“Are Mom and Dad home?” I asked, even though I knew it was going to hurt me even more to know. I could only think of one reason why Clara would shut herself in her room and start talking quietly.
“Yeah.” There was a pause. “I know they’re missing you. They just won’t admit it.”
“How terrible for them,” I said. I had a horrible taste in my mouth – like acid.
“Don’t, Keat,” Clara sighed. “Don’t sink to their level.”
I took a breath. She was right. I was better than this. Better than them, apparently. I never thought I’d say it.
“Sorry,” I said. “I just would find it a lot easier to take the higher ground if I thought you were right.”
“They do,” she insisted. “They love you. With everything that happened, they just don’t know what to do with it. They’ll come around eventually.”
“Eventually,” I repeated. I chuckled, but for the second time that night, there was no joy in it. I was just supposed to keep waiting, was I? Keep living my life like this and waiting for them to eventually find a way to support their only son?
“As for this Olly situation, you’ll have to put up with him for a bit,” Clara said. She was younger than me by a year, but somehow she’d ended up with all the wise genes. She sounded like she was thirty sometimes. “I’m sure it won’t take long for them to sort out a better solution for you both. Until then, just hang on – and don’t let him antagonize you.”
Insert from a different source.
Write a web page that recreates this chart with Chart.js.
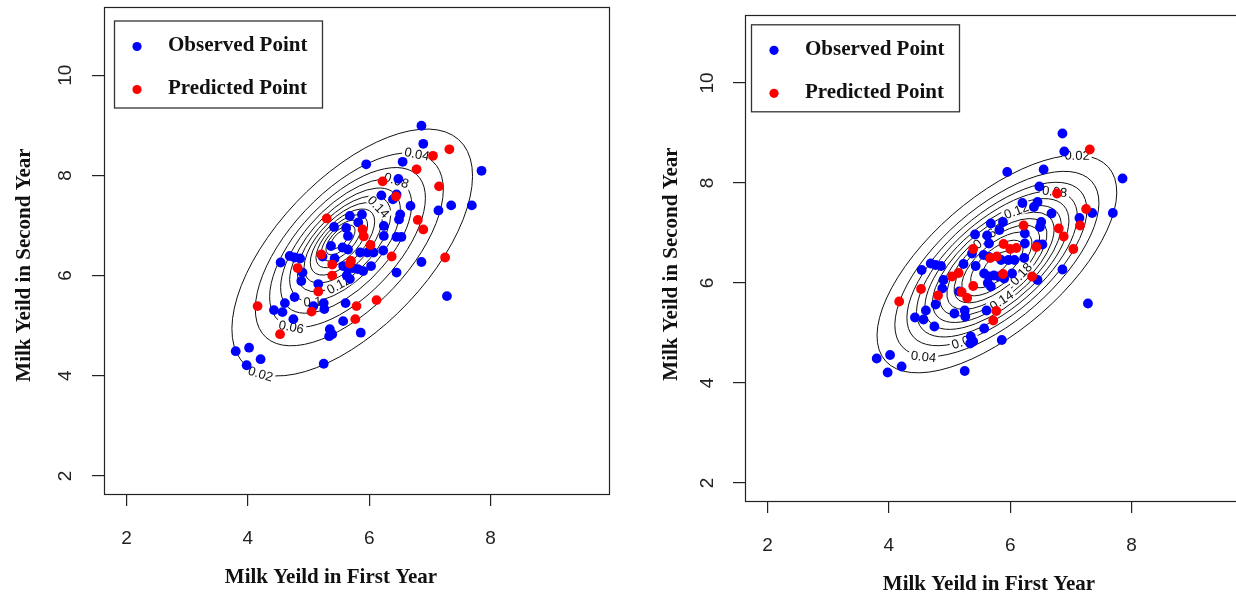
<!DOCTYPE html>
<html><head><meta charset="utf-8">
<script src="https://cdn.jsdelivr.net/npm/chart.js@4.4.1/dist/chart.umd.min.js"></script>
<style>
html,body{margin:0;padding:0;background:#fff;overflow:hidden;width:1236px;height:594px;position:relative;}
#w1{position:absolute;left:0;top:0;width:618px;height:594px;}
#w2{position:absolute;left:618px;top:0;width:640px;height:594px;}
</style></head><body>
<div id="w1"><canvas id="c1" width="618" height="594"></canvas></div>
<div id="w2"><canvas id="c2" width="640" height="594"></canvas></div>
<script>
// ---------- data ----------
const obsX = [6.86,6.89,5.95,6.55,6.48,7.85,6.20,6.45,6.39,6.68,7.14,7.35,7.69,5.68,5.88,5.82,5.42,5.62,5.65,6.51,6.49,6.24,6.24,6.45,6.53,5.37,5.56,5.65,5.85,5.97,6.07,6.23,5.43,5.57,5.65,5.73,5.81,5.90,6.03,5.68,5.63,6.45,6.86,7.28,4.54,4.69,4.77,4.86,4.90,4.88,5.16,4.77,4.61,4.43,4.57,4.75,5.08,5.25,5.26,5.61,5.57,5.35,5.39,5.34,5.86,3.80,4.02,3.98,4.21,5.25,5.23];
const obsY = [8.99,8.63,8.22,8.27,7.93,8.09,7.60,7.62,7.52,7.39,7.30,7.40,7.40,7.19,7.22,7.06,6.97,6.95,6.79,7.22,7.12,6.99,6.79,6.77,6.77,6.59,6.56,6.52,6.46,6.46,6.46,6.50,6.34,6.19,6.13,6.15,6.13,6.09,6.19,5.93,6.00,6.06,6.27,5.59,6.26,6.39,6.36,6.34,6.06,5.89,5.83,5.57,5.45,5.31,5.27,5.13,5.39,5.45,5.33,5.45,5.09,4.93,4.83,4.79,4.86,4.49,4.56,4.21,4.33,4.24,6.38];
const predLeftX = [7.32,7.05,6.78,6.22,7.15,6.44,5.30,6.80,6.89,5.89,5.91,6.02,5.21,6.37,5.70,5.68,5.39,5.39,4.82,7.25,5.16,6.12,5.79,4.16,5.05,5.77,4.53];
const predLeftY = [8.52,8.39,8.12,7.88,7.78,7.58,7.14,7.11,6.92,6.92,6.78,6.61,6.42,6.38,6.29,6.24,6.22,6.00,6.15,6.36,5.68,5.51,5.39,5.39,5.28,5.13,4.83];
const predRightX = [7.31,6.77,7.25,6.22,7.15,6.80,6.88,7.04,6.43,5.89,6.00,6.10,5.39,5.67,5.78,5.04,5.15,5.88,6.36,5.39,4.53,4.81,5.20,5.29,4.17,5.77,5.72];
const predRightY = [8.67,7.79,7.48,7.15,7.15,7.09,6.93,6.68,6.72,6.78,6.68,6.70,6.68,6.50,6.53,6.13,6.20,6.18,6.13,5.94,5.88,5.75,5.82,5.70,5.63,5.44,5.25];

const xTicks = [2,4,6,8];
const yTicks = [2,4,6,8,10];
const xTitle = 'Milk Yeild in First Year';
const yTitle = 'Milk Yeild in Second Year';
const seriesNames = ['Observed Point','Predicted Point'];

// left panel contours: level and ring size (Mahalanobis radius)
const leftLevels  = [0.02,0.04,0.06,0.08,0.1,0.12,0.14,0.16,0.18,0.2,0.22,0.24];
const leftRingK   = [2.24,1.75,1.45,1.22,1.03,0.87,0.73,0.60,0.48,0.37,0.27,0.17];
const leftMean    = [5.50,6.745];
const leftSd      = [0.885,1.10];
const leftRho     = 0.62;
const leftShift   = [0.098,-0.127];
const leftLabelLevels = [0.02,0.06,0.1,0.12,0.04,0.08,0.14];
const leftLabelX  = [4.20,4.66,5.08,5.63,6.78,6.45,6.17];
const leftLabelY  = [3.99,4.61,4.99,5.53,8.39,7.92,7.39];

// right panel contours: bivariate normal density levels
const rightLevels = [0.02,0.04,0.06,0.08,0.1,0.12,0.14,0.16,0.18,0.2,0.22,0.24];
const rightMean   = [5.78,6.38];
const rightSd     = [0.88,0.97];
const rightRho    = 0.66;
const rightShift  = [0,0];
const rightLabelLevels = [0.02,0.08,0.04,0.06,0.14,0.18,0.12,0.16];
const rightLabelX = [7.10,6.74,4.565,5.23,5.885,6.165,6.10,5.60];
const rightLabelY = [8.45,7.88,4.52,4.885,5.59,6.19,7.45,6.85];

// ---------- helpers ----------
function normalK(sd, rho, level){
  const f0 = 1/(2*Math.PI*sd[0]*sd[1]*Math.sqrt(1-rho*rho));
  return level < f0 ? Math.sqrt(2*Math.log(f0/level)) : null;
}
function ring(o, i){
  const k = o.ringK ? o.ringK[i] : normalK(o.sd, o.rho, o.levels[i]);
  if (k == null) return null;
  const sd=o.sd, rho=o.rho;
  const vx = sd[0]*sd[0], vy = sd[1]*sd[1], cv = rho*sd[0]*sd[1];
  const tr = vx+vy, det = vx*vy-cv*cv;
  const disc = Math.sqrt(tr*tr/4-det);
  return {cx: o.mean[0]+k*o.shift[0], cy: o.mean[1]+k*o.shift[1],
          a: k*Math.sqrt(tr/2+disc), b: k*Math.sqrt(tr/2-disc),
          th: 0.5*Math.atan2(2*cv, vx-vy)};
}
function ringPt(r,t){
  const c=Math.cos(r.th), s=Math.sin(r.th), u=r.a*Math.cos(t), v=r.b*Math.sin(t);
  return [r.cx+c*u-s*v, r.cy+s*u+c*v];
}

const contourPlugin = {
  id:'contourRings',
  beforeDatasetsDraw(chart, args, o){
    const {ctx, scales:{x,y}} = chart;
    const ax = x.getPixelForValue(1)-x.getPixelForValue(0), bx = x.getPixelForValue(0);
    const ay = y.getPixelForValue(1)-y.getPixelForValue(0), by = y.getPixelForValue(0);
    ctx.save();
    ctx.strokeStyle = '#111'; ctx.lineWidth = 1;
    o.levels.forEach((l,i)=>{
      const r = ring(o,i); if(!r) return;
      ctx.save(); ctx.transform(ax,0,0,ay,bx,by);
      ctx.beginPath(); ctx.ellipse(r.cx,r.cy,r.a,r.b,r.th,0,Math.PI*2);
      ctx.restore(); ctx.stroke();
    });
    ctx.font = '13px "Liberation Sans", Arial, sans-serif';
    ctx.textAlign='center'; ctx.textBaseline='middle';
    o.labelLevels.forEach((l,j)=>{
      const i = o.levels.indexOf(l); if (i<0) return;
      const r = ring(o,i); if(!r) return;
      const tx = x.getPixelForValue(o.labelX[j]), ty = y.getPixelForValue(o.labelY[j]);
      let best=0, bd=1e9;
      for(let s=0;s<720;s++){
        const t=s/720*2*Math.PI, p=ringPt(r,t);
        const d=(x.getPixelForValue(p[0])-tx)**2+(y.getPixelForValue(p[1])-ty)**2;
        if(d<bd){bd=d;best=t;}
      }
      const p0=ringPt(r,best-0.01), p1=ringPt(r,best+0.01), pc=ringPt(r,best);
      let ang=Math.atan2(y.getPixelForValue(p1[1])-y.getPixelForValue(p0[1]), x.getPixelForValue(p1[0])-x.getPixelForValue(p0[0]));
      if(ang>Math.PI/2) ang-=Math.PI; if(ang<-Math.PI/2) ang+=Math.PI;
      const txt=String(l), w=ctx.measureText(txt).width;
      ctx.save(); ctx.translate(x.getPixelForValue(pc[0]), y.getPixelForValue(pc[1])); ctx.rotate(ang);
      ctx.fillStyle='#fff'; ctx.fillRect(-w/2-2,-6,w+4,12);
      ctx.fillStyle='#111'; ctx.fillText(txt,0,1);
      ctx.restore();
    });
    ctx.restore();
  }
};

const framePlugin = {
  id:'rFrame',
  afterDraw(chart, args, o){
    const {ctx, chartArea:ca, scales:{y}} = chart;
    ctx.save();
    ctx.strokeStyle='#222'; ctx.lineWidth=1.2;
    ctx.strokeRect(ca.left+0.5, ca.top+0.5, ca.right-ca.left, ca.bottom-ca.top);
    ctx.fillStyle='#222'; ctx.font='19px "Liberation Sans", Arial, sans-serif';
    ctx.textAlign='center'; ctx.textBaseline='middle';
    yTicks.forEach(v=>{
      ctx.save(); ctx.translate(ca.left+o.yTickDX, y.getPixelForValue(v)); ctx.rotate(-Math.PI/2);
      ctx.fillText(String(v),0,0); ctx.restore();
    });
    ctx.fillStyle='#111'; ctx.font='bold 21px "Liberation Serif", "Times New Roman", serif';
    ctx.fillText(xTitle, ca.left+o.xTitleDX, ca.bottom+o.xTitleDY);
    ctx.save(); ctx.translate(ca.left+o.yTitleDX, ca.top+o.yTitleDY); ctx.rotate(-Math.PI/2);
    ctx.fillText(yTitle,0,0); ctx.restore();
    const lx=ca.left+o.legDX, ly=ca.top+o.legDY;
    ctx.strokeStyle='#333'; ctx.lineWidth=1.3;
    ctx.strokeRect(lx+0.5, ly+0.5, 208, 87);
    const cols=['#0000ff','#ff0000'];
    seriesNames.forEach((n,i)=>{
      const cy = ly + 26 + i*43;
      ctx.fillStyle=cols[i]; ctx.beginPath(); ctx.arc(lx+23, cy, 4.6, 0, Math.PI*2); ctx.fill();
      ctx.fillStyle='#111'; ctx.textAlign='left';
      ctx.fillText(n, lx+54, cy-1);
    });
    ctx.restore();
  }
};

function toPts(xs, ys){ return xs.map((v,i)=>({x:v, y:ys[i]})); }

function makeChart(id, predX, predY, contour, frame, lay){
  return new Chart(document.getElementById(id), {
    type:'scatter',
    data:{datasets:[
      {label:seriesNames[1], data:toPts(predX,predY), backgroundColor:'#ff0000', borderColor:'#ff0000', pointRadius:4.9, pointBorderWidth:0, order:0},
      {label:seriesNames[0], data:toPts(obsX,obsY), backgroundColor:'#0000ff', borderColor:'#0000ff', pointRadius:4.9, pointBorderWidth:0, order:1}
    ]},
    options:{
      responsive:false, animation:false, events:[],
      layout:{padding:{top:lay.top, right:lay.right, left:0, bottom:0}},
      plugins:{legend:{display:false}, tooltip:{enabled:false}, contourRings:contour, rFrame:frame},
      scales:{
        x:{type:'linear', min:1.63, max:9.95,
           afterBuildTicks:s=>{s.ticks=xTicks.map(v=>({value:v}));},
           afterFit:s=>{s.height=lay.xh;},
           grid:{drawOnChartArea:false, drawTicks:true, tickLength:12, color:'#222', lineWidth:1.2},
           border:{display:false},
           ticks:{font:{family:'"Liberation Sans", Arial, sans-serif', size:19}, color:'#222', padding:21, maxRotation:0, autoSkip:false}},
        y:{type:'linear', min:1.64, max:11.36,
           afterBuildTicks:s=>{s.ticks=yTicks.map(v=>({value:v}));},
           afterFit:s=>{s.width=lay.yw;},
           grid:{drawOnChartArea:false, drawTicks:true, tickLength:12, color:'#222', lineWidth:1.2},
           border:{display:false},
           ticks:{display:false}}
      }
    },
    plugins:[contourPlugin, framePlugin]
  });
}

makeChart('c1', predLeftX, predLeftY,
  {levels:leftLevels, ringK:leftRingK, mean:leftMean, sd:leftSd, rho:leftRho, shift:leftShift, labelLevels:leftLabelLevels, labelX:leftLabelX, labelY:leftLabelY},
  {yTickDX:-38, xTitleDX:227, xTitleDY:84, yTitleDX:-79, yTitleDY:258, legDX:10, legDY:13.5},
  {top:7, right:9, xh:100, yw:104});
makeChart('c2', predRightX, predRightY,
  {levels:rightLevels, mean:rightMean, sd:rightSd, rho:rightRho, shift:rightShift, labelLevels:rightLabelLevels, labelX:rightLabelX, labelY:rightLabelY},
  {yTickDX:-37, xTitleDX:244, xTitleDY:84, yTitleDX:-73, yTitleDY:249, legDX:6, legDY:9.3},
  {top:15, right:8, xh:93, yw:127});
</script>
</body></html>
“You think I’m the one who has to be held back?” I asked.
“Good point,” Clara said. “Okay, don’t antagonize him.”
I snorted. “Yes, because I antagonized him so much by the way I kept existing in the past. I’ll just not do that this time around.”
Clara sighed. “There’s no talking to you when you’re like this.”
I groaned. The last thing I needed to do was end up with my sister not talking to me, either. “Sorry.”
“It’s okay,” Clara said immediately. She paused a moment. “I miss you.”
“I miss you, too, Clar,” I said. It wasn’t like it was my first night away from my sister. Somehow, though, the distance made it even worse. I sighed. “I’ll see you soon, okay? I better go back inside. It’s getting late and it’s cold out.”
“Don’t catch a cold on your first week,” Clara scolded me quickly. “I’ll call you on Saturday. But if you need me before then…”
“I know where you are,” I said with a smile. “Bye, Clar.”
We hung up and I walked back towards the dorm building, looking up towards the place where my window was. Our window, really. The blinds were closed, so I couldn’t make out anything about Olly from down here.
I sighed and walked back inside, half-jogging up the stairs and wishing already that we’d managed to get a room on the ground floor.
Our room, for some reason, was empty. I glanced around suspiciously but Olly wasn’t there – not hiding behind the door or crouching inside the closet or anything like that. I had the place to myself. I changed into my pajamas quickly, always with one eye on the door in case it was about to open, and got into bed. At least we weren’t going to have to talk much more tonight if I was asleep.
Asleep… and vulnerable. He could do anything while I was asleep and I wouldn’t know about it. Take my textbooks and ruin them. Throw my clothes out of the window. Draw things on my face. Find some way to tape me down on the bed so I couldn’t get up for class in the morning.
No, I was being paranoid. He said he’d changed, right?
Unless that was just a bluff to make me relax so he could really attack me later.
The door opened and I tensed, my whole body clenching against whatever he was going to do or say next. He walked inside –
And I gawped at him, unable to stop myself.
“Uh,” I said.
Was he… wet?
Olly was drenched, his blond hair slicked back against his skull with water and his bare chest and abs glistening with it. He looked like he’d just stepped out of an aftershave ad. He was wearing his jeans half-buttoned, loosely gathered around his waist and showing a fair chunk of skin – and the fabric appeared to be wet.
Not that I needed to be looking too closely at his buttons.